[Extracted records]
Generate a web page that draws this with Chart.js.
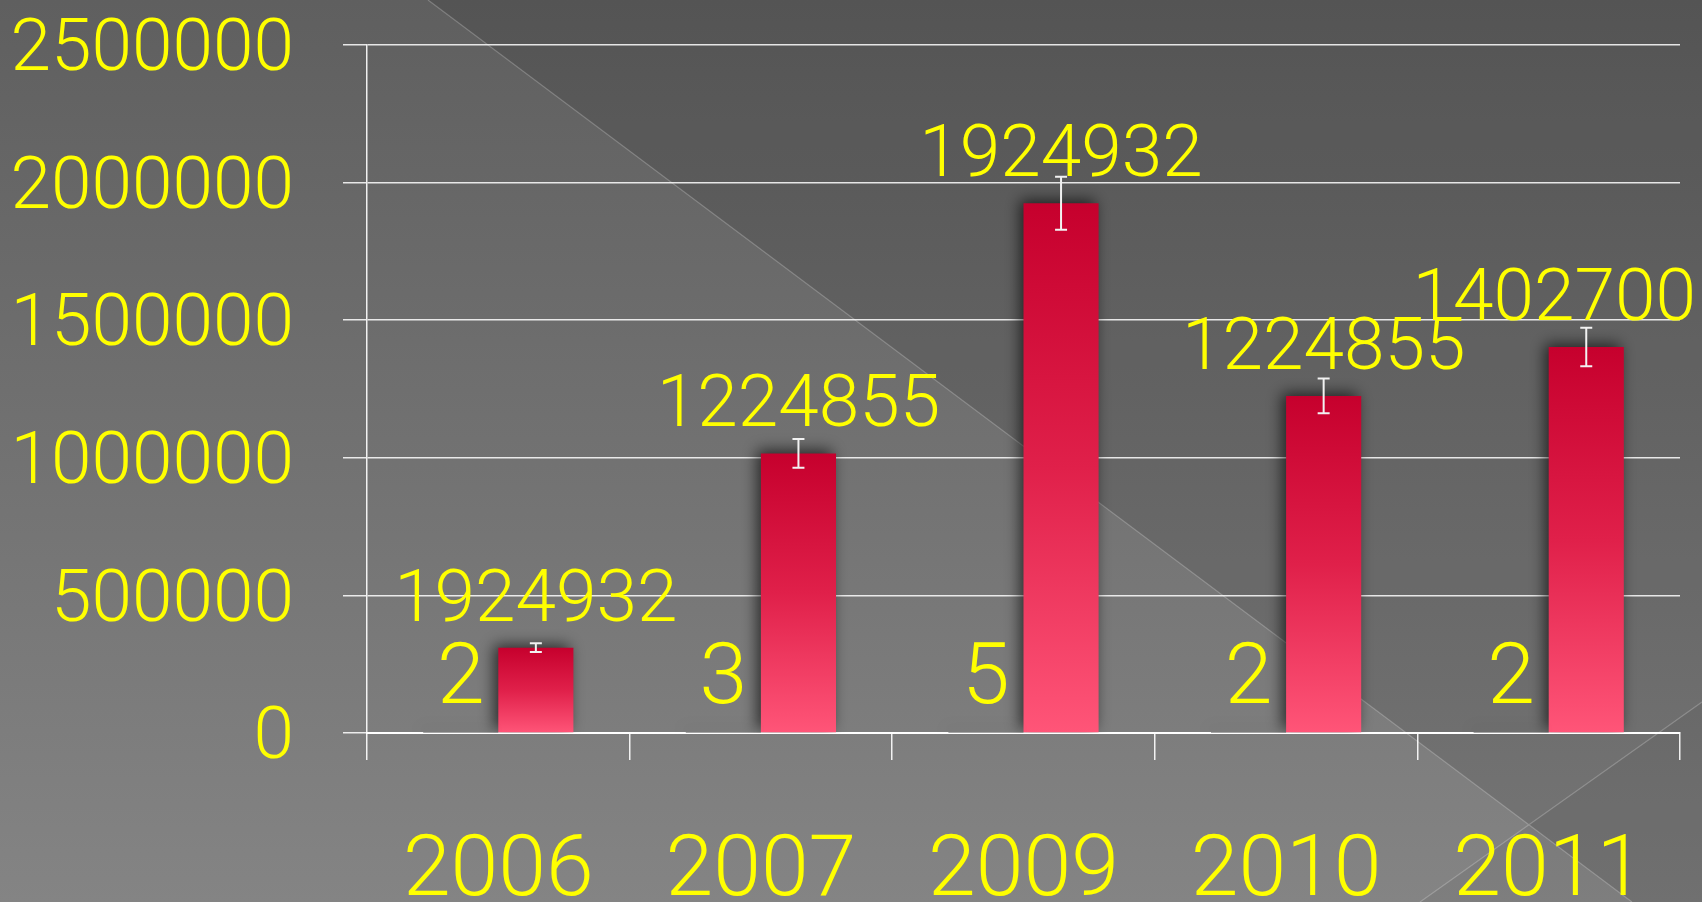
<!DOCTYPE html>
<html>
<head>
<meta charset="utf-8">
<script src="https://cdn.jsdelivr.net/npm/chart.js@4/dist/chart.umd.min.js"></script>
<style>
  html, body { margin: 0; padding: 0; overflow: hidden; background: #6e6e6e; }
  #wrap { width: 1702px; height: 902px; position: relative; }
</style>
</head>
<body>
<div id="wrap"><canvas id="yearChart"></canvas></div>
<script>
const years = ['2006', '2007', '2009', '2010', '2011']
const counts = [2, 3, 5, 2, 2]
const amounts = [310000, 1016000, 1925000, 1224855, 1402700]
const amountErrors = [16000, 52000, 96000, 63000, 70000]
const countLabels = ['2', '3', '5', '2', '2']
const amountLabels = ['1924932', '1224855', '1924932', '1224855', '1402700']
const yTicks = [0, 500000, 1000000, 1500000, 2000000, 2500000]

const FONT = 'Roboto'
const WEIGHT = 300
const YELLOW = '#ffff00'

const barGradient = (context) => {
  const chart = context.chart
  const y = chart.scales.y
  if (!chart.chartArea || !y) return '#d8103f'
  const top = y.getPixelForValue(context.raw)
  const base = y.getPixelForValue(0)
  if (!isFinite(top) || base - top < 1) return 'rgba(60,60,60,0.6)'
  const g = chart.ctx.createLinearGradient(0, top, 0, base)
  g.addColorStop(0, '#c6002d')
  g.addColorStop(0.5, '#e0204a')
  g.addColorStop(1, '#ff5578')
  return g
}

const backdrop = {
  id: 'backdrop',
  beforeDraw(chart) {
    const { ctx, width, height } = chart
    ctx.save()
    const g = ctx.createLinearGradient(0, 0, 0, height)
    g.addColorStop(0, '#5f5f5f')
    g.addColorStop(1, '#848484')
    ctx.fillStyle = g
    ctx.fillRect(0, 0, width, height)
    // darker band right of the long diagonal
    ctx.fillStyle = 'rgba(0,0,0,0.11)'
    ctx.beginPath()
    ctx.moveTo(428, 0)
    ctx.lineTo(width, 0)
    ctx.lineTo(width, height)
    ctx.lineTo(1632, height)
    ctx.closePath()
    ctx.fill()
    ctx.fillStyle = 'rgba(0,0,0,0.04)'
    ctx.beginPath()
    ctx.moveTo(1420, height)
    ctx.lineTo(width, 702)
    ctx.lineTo(width, height)
    ctx.closePath()
    ctx.fill()
    ctx.strokeStyle = 'rgba(255,255,255,0.22)'
    ctx.lineWidth = 1.2
    ctx.beginPath()
    ctx.moveTo(428, 0)
    ctx.lineTo(1632, height)
    ctx.moveTo(1420, height)
    ctx.lineTo(width, 702)
    ctx.stroke()
    ctx.restore()
  }
}

const barExtras = {
  id: 'barExtras',
  beforeDatasetsDraw(chart) {
    const ctx = chart.ctx
    ctx.save()
    ctx.shadowColor = 'rgba(0,0,0,0.65)'
    ctx.shadowBlur = 14
    ctx.shadowOffsetX = -4
    ctx.shadowOffsetY = -3
  },
  afterDatasetsDraw(chart) {
    const ctx = chart.ctx
    ctx.restore()
    const y = chart.scales.y

    // error bars on the amount series
    const amountMeta = chart.getDatasetMeta(1)
    ctx.save()
    ctx.strokeStyle = '#f2f2f2'
    ctx.lineWidth = 2
    amountMeta.data.forEach((bar, i) => {
      const hi = y.getPixelForValue(amounts[i] + amountErrors[i])
      const lo = y.getPixelForValue(amounts[i] - amountErrors[i])
      ctx.beginPath()
      ctx.moveTo(bar.x, hi)
      ctx.lineTo(bar.x, lo)
      ctx.moveTo(bar.x - 6, hi)
      ctx.lineTo(bar.x + 6, hi)
      ctx.moveTo(bar.x - 6, lo)
      ctx.lineTo(bar.x + 6, lo)
      ctx.stroke()
    })
    ctx.restore()

    // data labels
    ctx.save()
    ctx.fillStyle = YELLOW
    ctx.textAlign = 'center'
    ctx.textBaseline = 'alphabetic'
    ctx.font = WEIGHT + ' 86px ' + FONT
    chart.getDatasetMeta(0).data.forEach((bar, i) => {
      ctx.fillText(countLabels[i], bar.x, bar.y - 30)
    })
    ctx.font = WEIGHT + ' 73px ' + FONT
    amountMeta.data.forEach((bar, i) => {
      const w = ctx.measureText(amountLabels[i]).width
      let x = bar.x
      if (x + w / 2 > chart.width - 6) x = chart.width - 6 - w / 2
      ctx.fillText(amountLabels[i], x, bar.y - 27)
    })
    ctx.restore()
  }
}

const ctx = document.getElementById('yearChart').getContext('2d')

new Chart(ctx, {
  type: 'bar',
  data: {
    labels: years,
    datasets: [
      {
        label: 'Count',
        data: counts,
        backgroundColor: barGradient,
        borderWidth: 0,
      },
      {
        label: 'Amount',
        data: amounts,
        backgroundColor: barGradient,
        borderWidth: 0,
      },
    ],
  },
  options: {
    responsive: true,
    maintainAspectRatio: false,
    animation: false,
    events: [],
    layout: { padding: { left: 0, right: 22, top: 45, bottom: 0 } },
    datasets: {
      bar: { categoryPercentage: 0.572, barPercentage: 1.0 },
    },
    plugins: {
      legend: { display: false },
      tooltip: { enabled: false },
    },
    scales: {
      x: {
        grid: {
          offset: true,
          drawOnChartArea: false,
          drawTicks: true,
          tickLength: 27,
          color: 'rgba(255,255,255,0.9)',
          lineWidth: 1.5,
        },
        border: { display: true, color: '#ffffff', width: 2 },
        ticks: {
          color: YELLOW,
          font: { family: FONT, size: 86, weight: WEIGHT, lineHeight: 1.2 },
          padding: 62,
          maxRotation: 0,
          autoSkip: false,
        },
        afterFit(scale) {
          scale.height = 902 - 733
          scale.paddingLeft = 0
          scale.paddingRight = 0
        },
      },
      y: {
        min: 0,
        max: 2500000,
        afterBuildTicks(scale) { scale.ticks = yTicks.map(v => ({ value: v })) },
        grid: {
          color: 'rgba(255,255,255,0.85)',
          lineWidth: 1.5,
          drawTicks: true,
          tickLength: 24,
        },
        border: { display: true, color: 'rgba(255,255,255,0.9)', width: 1.5 },
        ticks: {
          color: YELLOW,
          font: { family: FONT, size: 73, weight: WEIGHT, lineHeight: 1.2 },
          padding: 49,
          labelOffset: 7,
          callback: (value) => String(value),
        },
        afterFit(scale) {
          scale.width = 367
          scale.paddingTop = 0
          scale.paddingBottom = 0
        },
      },
    },
  },
  plugins: [backdrop, barExtras],
})
</script>
</body>
</html>
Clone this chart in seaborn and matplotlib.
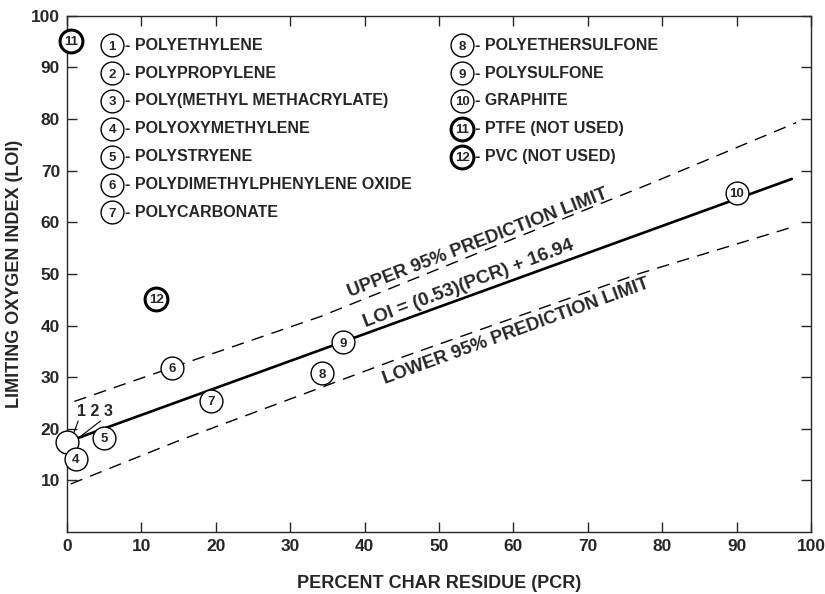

▶ **Task directions**:
Can the entries above be repeated exactly, without their pictures?

▶ **Exercise answer**:
Generate a web page that draws this with Chart.js.
<!DOCTYPE html>
<html>
<head>
<meta charset="utf-8">
<script src="https://cdn.jsdelivr.net/npm/chart.js@4/dist/chart.umd.min.js"></script>
<style>
  html, body { margin: 0; padding: 0; overflow: hidden; background: #6e6e6e; }
  #wrap { width: 1702px; height: 902px; position: relative; }
</style>
</head>
<body>
<div id="wrap"><canvas id="yearChart"></canvas></div>
<script>
const years = ['2006', '2007', '2009', '2010', '2011']
const counts = [2, 3, 5, 2, 2]
const amounts = [310000, 1016000, 1925000, 1224855, 1402700]
const amountErrors = [16000, 52000, 96000, 63000, 70000]
const countLabels = ['2', '3', '5', '2', '2']
const amountLabels = ['1924932', '1224855', '1924932', '1224855', '1402700']
const yTicks = [0, 500000, 1000000, 1500000, 2000000, 2500000]

const FONT = 'Roboto'
const WEIGHT = 300
const YELLOW = '#ffff00'

const barGradient = (context) => {
  const chart = context.chart
  const y = chart.scales.y
  if (!chart.chartArea || !y) return '#d8103f'
  const top = y.getPixelForValue(context.raw)
  const base = y.getPixelForValue(0)
  if (!isFinite(top) || base - top < 1) return 'rgba(60,60,60,0.6)'
  const g = chart.ctx.createLinearGradient(0, top, 0, base)
  g.addColorStop(0, '#c6002d')
  g.addColorStop(0.5, '#e0204a')
  g.addColorStop(1, '#ff5578')
  return g
}

const backdrop = {
  id: 'backdrop',
  beforeDraw(chart) {
    const { ctx, width, height } = chart
    ctx.save()
    const g = ctx.createLinearGradient(0, 0, 0, height)
    g.addColorStop(0, '#5f5f5f')
    g.addColorStop(1, '#848484')
    ctx.fillStyle = g
    ctx.fillRect(0, 0, width, height)
    // darker band right of the long diagonal
    ctx.fillStyle = 'rgba(0,0,0,0.11)'
    ctx.beginPath()
    ctx.moveTo(428, 0)
    ctx.lineTo(width, 0)
    ctx.lineTo(width, height)
    ctx.lineTo(1632, height)
    ctx.closePath()
    ctx.fill()
    ctx.fillStyle = 'rgba(0,0,0,0.04)'
    ctx.beginPath()
    ctx.moveTo(1420, height)
    ctx.lineTo(width, 702)
    ctx.lineTo(width, height)
    ctx.closePath()
    ctx.fill()
    ctx.strokeStyle = 'rgba(255,255,255,0.22)'
    ctx.lineWidth = 1.2
    ctx.beginPath()
    ctx.moveTo(428, 0)
    ctx.lineTo(1632, height)
    ctx.moveTo(1420, height)
    ctx.lineTo(width, 702)
    ctx.stroke()
    ctx.restore()
  }
}

const barExtras = {
  id: 'barExtras',
  beforeDatasetsDraw(chart) {
    const ctx = chart.ctx
    ctx.save()
    ctx.shadowColor = 'rgba(0,0,0,0.65)'
    ctx.shadowBlur = 14
    ctx.shadowOffsetX = -4
    ctx.shadowOffsetY = -3
  },
  afterDatasetsDraw(chart) {
    const ctx = chart.ctx
    ctx.restore()
    const y = chart.scales.y

    // error bars on the amount series
    const amountMeta = chart.getDatasetMeta(1)
    ctx.save()
    ctx.strokeStyle = '#f2f2f2'
    ctx.lineWidth = 2
    amountMeta.data.forEach((bar, i) => {
      const hi = y.getPixelForValue(amounts[i] + amountErrors[i])
      const lo = y.getPixelForValue(amounts[i] - amountErrors[i])
      ctx.beginPath()
      ctx.moveTo(bar.x, hi)
      ctx.lineTo(bar.x, lo)
      ctx.moveTo(bar.x - 6, hi)
      ctx.lineTo(bar.x + 6, hi)
      ctx.moveTo(bar.x - 6, lo)
      ctx.lineTo(bar.x + 6, lo)
      ctx.stroke()
    })
    ctx.restore()

    // data labels
    ctx.save()
    ctx.fillStyle = YELLOW
    ctx.textAlign = 'center'
    ctx.textBaseline = 'alphabetic'
    ctx.font = WEIGHT + ' 86px ' + FONT
    chart.getDatasetMeta(0).data.forEach((bar, i) => {
      ctx.fillText(countLabels[i], bar.x, bar.y - 30)
    })
    ctx.font = WEIGHT + ' 73px ' + FONT
    amountMeta.data.forEach((bar, i) => {
      const w = ctx.measureText(amountLabels[i]).width
      let x = bar.x
      if (x + w / 2 > chart.width - 6) x = chart.width - 6 - w / 2
      ctx.fillText(amountLabels[i], x, bar.y - 27)
    })
    ctx.restore()
  }
}

const ctx = document.getElementById('yearChart').getContext('2d')

new Chart(ctx, {
  type: 'bar',
  data: {
    labels: years,
    datasets: [
      {
        label: 'Count',
        data: counts,
        backgroundColor: barGradient,
        borderWidth: 0,
      },
      {
        label: 'Amount',
        data: amounts,
        backgroundColor: barGradient,
        borderWidth: 0,
      },
    ],
  },
  options: {
    responsive: true,
    maintainAspectRatio: false,
    animation: false,
    events: [],
    layout: { padding: { left: 0, right: 22, top: 45, bottom: 0 } },
    datasets: {
      bar: { categoryPercentage: 0.572, barPercentage: 1.0 },
    },
    plugins: {
      legend: { display: false },
      tooltip: { enabled: false },
    },
    scales: {
      x: {
        grid: {
          offset: true,
          drawOnChartArea: false,
          drawTicks: true,
          tickLength: 27,
          color: 'rgba(255,255,255,0.9)',
          lineWidth: 1.5,
        },
        border: { display: true, color: '#ffffff', width: 2 },
        ticks: {
          color: YELLOW,
          font: { family: FONT, size: 86, weight: WEIGHT, lineHeight: 1.2 },
          padding: 62,
          maxRotation: 0,
          autoSkip: false,
        },
        afterFit(scale) {
          scale.height = 902 - 733
          scale.paddingLeft = 0
          scale.paddingRight = 0
        },
      },
      y: {
        min: 0,
        max: 2500000,
        afterBuildTicks(scale) { scale.ticks = yTicks.map(v => ({ value: v })) },
        grid: {
          color: 'rgba(255,255,255,0.85)',
          lineWidth: 1.5,
          drawTicks: true,
          tickLength: 24,
        },
        border: { display: true, color: 'rgba(255,255,255,0.9)', width: 1.5 },
        ticks: {
          color: YELLOW,
          font: { family: FONT, size: 73, weight: WEIGHT, lineHeight: 1.2 },
          padding: 49,
          labelOffset: 7,
          callback: (value) => String(value),
        },
        afterFit(scale) {
          scale.width = 367
          scale.paddingTop = 0
          scale.paddingBottom = 0
        },
      },
    },
  },
  plugins: [backdrop, barExtras],
})
</script>
</body>
</html>
Clone this chart in seaborn and matplotlib.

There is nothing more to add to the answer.